Bernard Montgomery
Few Allied military leaders were as controversial as Field Marshal Bernard Law Montgomery. Though he played an integral role in several key Allied victories in North Africa and Europe, many of his fellow Allied officers disliked Montgomery because of his tendency to hog the spotlight and take credit for the contributions of others. Nonetheless, no one can question his combat and strategic skills.

Figure 8-5 British Field Marshal Bernard Montgomery watches his tanks advance during battle in North Africa, November 1942.
Photo courtesy of the National Archives (208-PU-1338LL-3)
Montgomery was born in London on November 17, 1887, the son of a Protestant minister.

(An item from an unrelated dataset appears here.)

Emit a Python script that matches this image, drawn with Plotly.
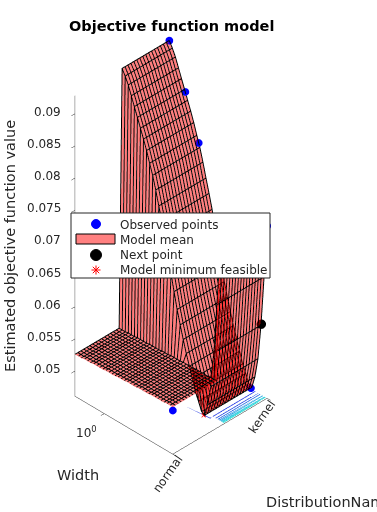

He attended the Royal Military College and entered the British army in 1908. Montgomery showed great aptitude for leadership when he served as an infantry captain on the French front during World War I. He was wounded during an infantry attack at Ypres in October 1914 and spent the rest of the war as a staff officer. Military life suited Montgomery, who quickly decided to make a career of it. After the war, he rose as a commander and became well known as an instructor of military tactics and strategy.
In 1940, Montgomery led the British Third Division into the battle of France during Germany's conquest of France and the Low Countries, and he was one of the thousands evacuated at Dunkirk. He was later promoted to major general, and in 1942 he was appointed commander of the British Eighth Army in Africa. Two months later, he initiated an offensive at El Alamein, Egypt, that successfully drove the German-Italian forces led by Erwin Rommel all the way back to Libya. A year later, he again defeated Rommel at the Battle of the Mareth Line in southern Tunisia.
After his return to Europe, Montgomery was named commander in chief of the British armies on the western front. He served under Dwight Eisenhower, who was supreme commander of the Allied forces, from December 1943 to August 1944, when he was promoted to field marshal in command of British and Canadian troops. He ably participated in the invasion of Sicily and the Italian campaign, and helped contain the 1944 German counteroffensive in the Ardennes known as the Battle of the Bulge, though he irritated his fellow Allied commanders by taking much of the credit during a press briefing.
After the war, Montgomery was made viscount and named chief of the imperial general staff. He was deputy supreme commander of NATO forces from 1951 to 1958. Montgomery did some writing after his retirement, including his memoirs, which were published in 1958. He died at his estate in Alton, Hampshire, on March 25, 1976.